In Gallery 8, an oval room accessed through the Sculpture Hall, the viewer was greeted with a looped audio appraisal of the work on show. This spoken word work titled ‘The Necessity of Ruins’ (2010) was a collection of fragmented texts and documents, and referred to ideas of the ruin, art and literature, the museum, and the novel. The two large museum wooden benches that take a foothold of the floor space were subtly disguised with two acrylic and hardwood screens. On the wall, ‘Eulogy to the Blank Page’ (2010) was a sculptural laser-cut acrylic rendering of a section of dialogue from Fellini’s highly influential classic fantasy drama, ‘8 ½’ (1963), for which the artist also commissioned a new typeface ‘Personal (Stencil)’: “We suffocate under words, images and symbols, which have no reason to exist. They come from the void and go towards the void. A truly worthy artist should be asked for nothing but this act of sincerity: to educate himself to silence.”
This work was acquired for the Hugh Lane Gallery Collection and can be viewed here:
Gavin Murphy’s practice questions the idea of necessity in art, while refusing to define or distinguish the contemporary from the anachronistic, or accept definite perspectives. In this way the works oscillate between the wonder and futility of investigation.

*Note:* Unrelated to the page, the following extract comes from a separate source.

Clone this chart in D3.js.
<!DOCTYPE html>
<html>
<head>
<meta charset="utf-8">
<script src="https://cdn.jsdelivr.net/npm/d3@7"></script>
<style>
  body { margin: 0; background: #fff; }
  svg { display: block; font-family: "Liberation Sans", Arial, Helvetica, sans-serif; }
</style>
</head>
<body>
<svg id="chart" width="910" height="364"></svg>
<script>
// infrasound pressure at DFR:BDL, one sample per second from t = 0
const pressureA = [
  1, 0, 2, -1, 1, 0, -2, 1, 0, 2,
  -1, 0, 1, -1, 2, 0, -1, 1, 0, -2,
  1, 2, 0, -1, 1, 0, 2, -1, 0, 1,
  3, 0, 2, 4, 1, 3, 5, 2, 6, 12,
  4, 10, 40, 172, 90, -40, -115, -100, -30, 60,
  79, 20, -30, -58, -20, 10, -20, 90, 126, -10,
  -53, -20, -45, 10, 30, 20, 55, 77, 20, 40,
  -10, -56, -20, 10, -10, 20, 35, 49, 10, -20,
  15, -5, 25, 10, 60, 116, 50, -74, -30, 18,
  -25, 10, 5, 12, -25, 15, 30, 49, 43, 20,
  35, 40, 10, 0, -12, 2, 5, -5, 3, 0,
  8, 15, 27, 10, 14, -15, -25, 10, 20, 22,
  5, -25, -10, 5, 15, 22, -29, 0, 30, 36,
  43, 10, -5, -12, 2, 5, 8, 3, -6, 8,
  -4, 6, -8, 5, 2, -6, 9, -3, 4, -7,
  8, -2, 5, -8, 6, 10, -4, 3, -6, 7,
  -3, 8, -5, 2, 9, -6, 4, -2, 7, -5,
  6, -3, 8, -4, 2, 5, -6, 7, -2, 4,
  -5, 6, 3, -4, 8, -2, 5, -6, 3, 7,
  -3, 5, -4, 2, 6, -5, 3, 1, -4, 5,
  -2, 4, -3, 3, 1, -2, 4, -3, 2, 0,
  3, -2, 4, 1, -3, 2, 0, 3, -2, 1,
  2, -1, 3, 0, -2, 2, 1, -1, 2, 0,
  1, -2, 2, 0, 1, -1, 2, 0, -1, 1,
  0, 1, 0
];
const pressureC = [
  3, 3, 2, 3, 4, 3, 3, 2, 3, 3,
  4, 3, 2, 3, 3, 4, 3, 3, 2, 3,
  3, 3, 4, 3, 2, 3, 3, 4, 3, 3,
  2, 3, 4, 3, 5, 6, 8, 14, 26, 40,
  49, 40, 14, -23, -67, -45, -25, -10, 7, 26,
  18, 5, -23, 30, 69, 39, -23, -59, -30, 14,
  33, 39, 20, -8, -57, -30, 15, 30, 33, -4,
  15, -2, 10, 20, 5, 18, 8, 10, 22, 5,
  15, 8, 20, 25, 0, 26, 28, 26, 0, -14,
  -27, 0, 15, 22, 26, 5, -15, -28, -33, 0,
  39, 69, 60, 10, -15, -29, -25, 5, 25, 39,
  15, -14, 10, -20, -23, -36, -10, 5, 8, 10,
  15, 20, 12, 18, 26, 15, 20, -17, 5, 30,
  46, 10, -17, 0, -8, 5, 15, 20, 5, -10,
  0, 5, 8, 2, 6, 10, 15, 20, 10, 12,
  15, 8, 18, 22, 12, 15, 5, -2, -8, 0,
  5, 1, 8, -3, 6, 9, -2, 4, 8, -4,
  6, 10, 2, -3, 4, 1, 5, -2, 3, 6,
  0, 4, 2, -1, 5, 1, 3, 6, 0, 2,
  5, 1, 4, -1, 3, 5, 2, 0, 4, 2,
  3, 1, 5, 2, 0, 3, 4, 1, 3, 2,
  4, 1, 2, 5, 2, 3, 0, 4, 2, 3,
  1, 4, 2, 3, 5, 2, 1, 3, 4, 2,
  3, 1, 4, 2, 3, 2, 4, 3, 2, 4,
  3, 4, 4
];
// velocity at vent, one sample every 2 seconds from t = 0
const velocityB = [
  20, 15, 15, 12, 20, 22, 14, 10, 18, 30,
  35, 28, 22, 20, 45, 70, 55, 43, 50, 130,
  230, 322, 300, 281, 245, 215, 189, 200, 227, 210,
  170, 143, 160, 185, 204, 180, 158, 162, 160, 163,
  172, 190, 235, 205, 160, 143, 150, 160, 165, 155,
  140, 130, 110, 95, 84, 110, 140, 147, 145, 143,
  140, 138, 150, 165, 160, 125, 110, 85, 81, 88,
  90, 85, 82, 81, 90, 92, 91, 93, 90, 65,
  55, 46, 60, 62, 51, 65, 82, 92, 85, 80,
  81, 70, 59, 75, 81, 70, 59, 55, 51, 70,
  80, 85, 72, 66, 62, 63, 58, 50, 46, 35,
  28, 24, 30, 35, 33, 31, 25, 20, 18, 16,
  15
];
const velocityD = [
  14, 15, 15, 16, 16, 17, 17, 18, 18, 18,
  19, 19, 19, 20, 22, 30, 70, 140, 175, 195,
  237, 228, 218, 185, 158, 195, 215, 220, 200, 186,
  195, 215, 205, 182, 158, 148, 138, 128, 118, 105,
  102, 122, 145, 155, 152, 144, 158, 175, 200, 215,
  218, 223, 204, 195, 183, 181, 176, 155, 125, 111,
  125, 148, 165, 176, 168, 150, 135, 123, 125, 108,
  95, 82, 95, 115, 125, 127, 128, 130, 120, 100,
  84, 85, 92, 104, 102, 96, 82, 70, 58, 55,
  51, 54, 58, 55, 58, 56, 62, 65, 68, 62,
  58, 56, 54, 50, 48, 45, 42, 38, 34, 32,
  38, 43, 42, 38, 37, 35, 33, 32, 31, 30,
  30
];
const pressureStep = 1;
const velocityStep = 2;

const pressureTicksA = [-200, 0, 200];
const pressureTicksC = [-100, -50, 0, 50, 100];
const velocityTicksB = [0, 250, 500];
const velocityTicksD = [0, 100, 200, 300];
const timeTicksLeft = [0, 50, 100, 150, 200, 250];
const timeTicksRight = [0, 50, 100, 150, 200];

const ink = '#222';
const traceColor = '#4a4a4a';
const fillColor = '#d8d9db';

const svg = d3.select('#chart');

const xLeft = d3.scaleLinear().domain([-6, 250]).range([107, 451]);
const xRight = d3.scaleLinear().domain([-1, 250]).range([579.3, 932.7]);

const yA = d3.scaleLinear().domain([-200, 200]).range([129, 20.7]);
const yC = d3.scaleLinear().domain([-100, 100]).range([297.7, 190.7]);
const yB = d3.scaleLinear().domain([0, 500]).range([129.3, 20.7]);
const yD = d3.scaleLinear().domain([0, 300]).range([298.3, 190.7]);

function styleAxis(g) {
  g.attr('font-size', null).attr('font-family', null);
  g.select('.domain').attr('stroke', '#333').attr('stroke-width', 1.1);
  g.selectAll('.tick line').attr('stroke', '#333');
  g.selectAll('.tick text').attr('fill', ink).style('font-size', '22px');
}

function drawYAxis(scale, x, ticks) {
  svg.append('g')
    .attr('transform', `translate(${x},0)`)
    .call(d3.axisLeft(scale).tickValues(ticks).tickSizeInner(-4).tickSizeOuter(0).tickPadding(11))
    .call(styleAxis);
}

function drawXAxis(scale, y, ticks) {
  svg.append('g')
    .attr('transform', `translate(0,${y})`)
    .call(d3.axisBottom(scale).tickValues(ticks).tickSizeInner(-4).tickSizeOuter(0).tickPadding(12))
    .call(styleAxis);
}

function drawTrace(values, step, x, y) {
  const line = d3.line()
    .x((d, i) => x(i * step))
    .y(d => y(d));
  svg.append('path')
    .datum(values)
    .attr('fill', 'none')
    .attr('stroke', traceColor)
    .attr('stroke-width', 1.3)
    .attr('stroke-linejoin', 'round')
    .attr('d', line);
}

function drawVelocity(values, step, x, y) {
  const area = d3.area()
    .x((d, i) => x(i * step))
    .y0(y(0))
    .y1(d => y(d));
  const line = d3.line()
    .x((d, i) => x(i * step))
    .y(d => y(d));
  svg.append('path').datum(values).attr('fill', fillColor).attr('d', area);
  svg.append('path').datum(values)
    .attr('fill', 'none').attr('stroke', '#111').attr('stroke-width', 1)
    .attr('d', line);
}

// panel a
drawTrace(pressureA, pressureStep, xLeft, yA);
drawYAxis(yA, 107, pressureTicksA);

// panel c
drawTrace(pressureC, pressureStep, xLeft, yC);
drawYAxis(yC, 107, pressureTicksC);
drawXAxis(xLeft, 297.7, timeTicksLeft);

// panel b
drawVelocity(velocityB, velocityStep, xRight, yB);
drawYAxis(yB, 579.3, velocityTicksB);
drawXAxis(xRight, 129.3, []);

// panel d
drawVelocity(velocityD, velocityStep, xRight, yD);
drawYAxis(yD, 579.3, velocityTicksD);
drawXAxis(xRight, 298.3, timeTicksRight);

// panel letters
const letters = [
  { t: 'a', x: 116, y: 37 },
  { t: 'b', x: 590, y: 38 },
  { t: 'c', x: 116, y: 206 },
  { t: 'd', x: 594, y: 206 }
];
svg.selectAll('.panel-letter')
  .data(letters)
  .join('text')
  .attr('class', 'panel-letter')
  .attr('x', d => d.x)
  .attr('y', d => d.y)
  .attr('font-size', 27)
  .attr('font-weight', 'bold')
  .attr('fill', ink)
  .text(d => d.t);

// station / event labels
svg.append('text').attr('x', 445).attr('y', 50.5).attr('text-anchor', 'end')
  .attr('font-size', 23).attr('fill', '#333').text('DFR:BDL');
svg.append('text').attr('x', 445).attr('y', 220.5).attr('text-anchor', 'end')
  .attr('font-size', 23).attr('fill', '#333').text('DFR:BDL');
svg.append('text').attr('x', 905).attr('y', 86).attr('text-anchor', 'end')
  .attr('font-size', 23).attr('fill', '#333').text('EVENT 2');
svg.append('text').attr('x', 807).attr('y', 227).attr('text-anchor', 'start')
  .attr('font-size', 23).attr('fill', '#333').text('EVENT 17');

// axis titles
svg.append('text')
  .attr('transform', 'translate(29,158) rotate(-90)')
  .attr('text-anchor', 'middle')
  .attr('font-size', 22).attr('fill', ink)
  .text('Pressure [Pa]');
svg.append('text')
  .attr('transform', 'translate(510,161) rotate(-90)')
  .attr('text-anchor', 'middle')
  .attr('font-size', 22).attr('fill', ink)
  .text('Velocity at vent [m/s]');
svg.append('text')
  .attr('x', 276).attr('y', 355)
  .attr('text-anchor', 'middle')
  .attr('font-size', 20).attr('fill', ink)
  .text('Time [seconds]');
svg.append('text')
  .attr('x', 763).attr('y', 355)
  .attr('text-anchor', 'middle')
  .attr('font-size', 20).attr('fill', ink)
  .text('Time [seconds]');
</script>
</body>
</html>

A decade later we return to a quote referenced in the exhibition from Milan Kundera’s critically appraised seven part essay ‘The Curtain’ (2005): "Against our real world, which by its very nature is fleeting and worthy of forgetting, works of art stand as a different world, a world that is ideal, solid, where every detail has its importance, its meaning, where everything in it – every word, every phrase – deserves to be unforgettable and was conceived as such.” As we look back each week through the exhibitions in our archive, igniting a collective memory of what was before lockdown, how and what will we remember (or forget) when we transition out of this period?

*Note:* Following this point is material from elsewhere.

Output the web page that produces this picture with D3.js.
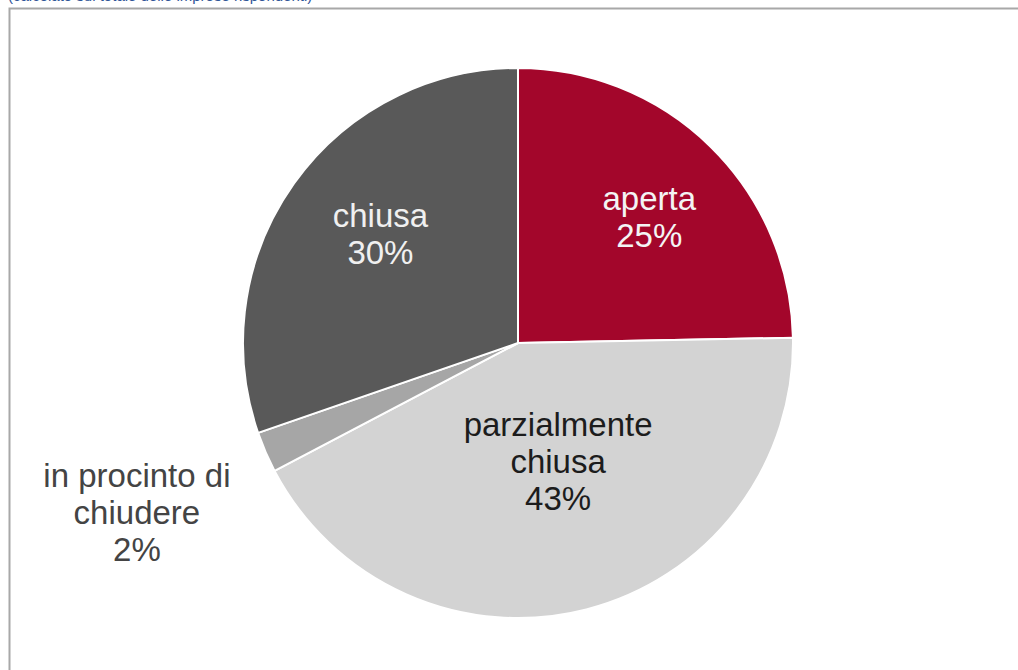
<!DOCTYPE html>
<html>
<head>
<meta charset="utf-8">
<script src="https://cdn.jsdelivr.net/npm/d3@7"></script>
<style>
  html, body { margin: 0; padding: 0; background: #fff; }
  svg { display: block; font-family: "Liberation Sans", Arial, sans-serif; }
</style>
</head>
<body>
<svg width="1018" height="670"></svg>
<script>
// data
var categories = ["aperta", "parzialmente chiusa", "in procinto di chiudere", "chiusa"];
var values = [24.7, 42.6, 2.4, 30.3];
var pctLabels = ["25%", "43%", "2%", "30%"];
var labelLines = [["aperta"], ["parzialmente", "chiusa"], ["in procinto di", "chiudere"], ["chiusa"]];

var colors = ["#a3062b", "#d3d3d3", "#a6a6a6", "#595959"];
var textColors = ["#f4f4f4", "#1c1c1c", "#444444", "#f0f0f0"];
// how far from the centre each label sits (fraction of radius), plus nudges
var labelR = [0.64, 0.44, 1.51, 0.65];
var labelDx = [8, 10, 0, 8];
var labelDy = [0, 1, 5, -5];

var svg = d3.select("svg");
var cx = 518, cy = 343, r = 275;

// frame, runs off the right and bottom edge
svg.append("rect")
   .attr("x", 9.5).attr("y", 8.5)
   .attr("width", 1030).attr("height", 700)
   .attr("fill", "none")
   .attr("stroke", "#a8a8a8")
   .attr("stroke-width", 2);

// caption cut off at the top
svg.append("text")
   .attr("x", 8).attr("y", 1)
   .attr("fill", "#2f5597")
   .attr("font-size", 15)
   .text("(calcolato sul totale delle imprese rispondenti)");

var pie = d3.pie().sort(null).value(function(d) { return d; });
var arcs = pie(values);

var arc = d3.arc().innerRadius(0).outerRadius(r);

var g = svg.append("g")
           .attr("transform", "translate(" + cx + "," + cy + ")");

g.selectAll("path")
 .data(arcs)
 .enter().append("path")
 .attr("d", arc)
 .attr("fill", function(d, i) { return colors[i]; })
 .attr("stroke", "#fff")
 .attr("stroke-width", 2)
 .attr("stroke-linejoin", "round");

var fs = 33, lh = 37;

var labels = g.selectAll(".lbl")
 .data(arcs)
 .enter().append("text")
 .attr("class", "lbl")
 .attr("text-anchor", "middle")
 .attr("font-size", fs)
 .attr("fill", function(d, i) { return textColors[i]; })
 .each(function(d, i) {
     var a = (d.startAngle + d.endAngle) / 2;
     var rr = labelR[i] * r;
     var x = Math.sin(a) * rr + labelDx[i];
     var y = -Math.cos(a) * rr + labelDy[i];
     var lines = labelLines[i].concat([pctLabels[i]]);
     var y0 = y - (lines.length - 1) * lh / 2 + fs * 0.35;
     var t = d3.select(this);
     lines.forEach(function(s, k) {
         t.append("tspan")
          .attr("x", x)
          .attr("y", y0 + k * lh)
          .text(s);
     });
 });
</script>
</body>
</html>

Gavin Murphy is a Dublin-based artist and curator with an interest in cultural sites and histories. His research-based, intertextual practice involves the assemblage of unique fabricated elements, sourced and found objects, images and texts, with an interest in the sculptural possibilities of cinematic structures and mise en scène. Murphy is co-director/curator of Pallas Projects/Studios, Dublin. Solo exhibitions include Double Movement, Temple Bar Gallery + Studios, 2017; In Art We Are Poor Citizens, Dublin City Gallery The Hugh Lane, 2014; Something New Under the Sun, Royal Hibernian Academy, 2012; Colophon, Oonagh Young Gallery, 2012; Remember, Dublin City Gallery The Hugh Lane, 2010; and Moving Deaths, The Lab, 2008.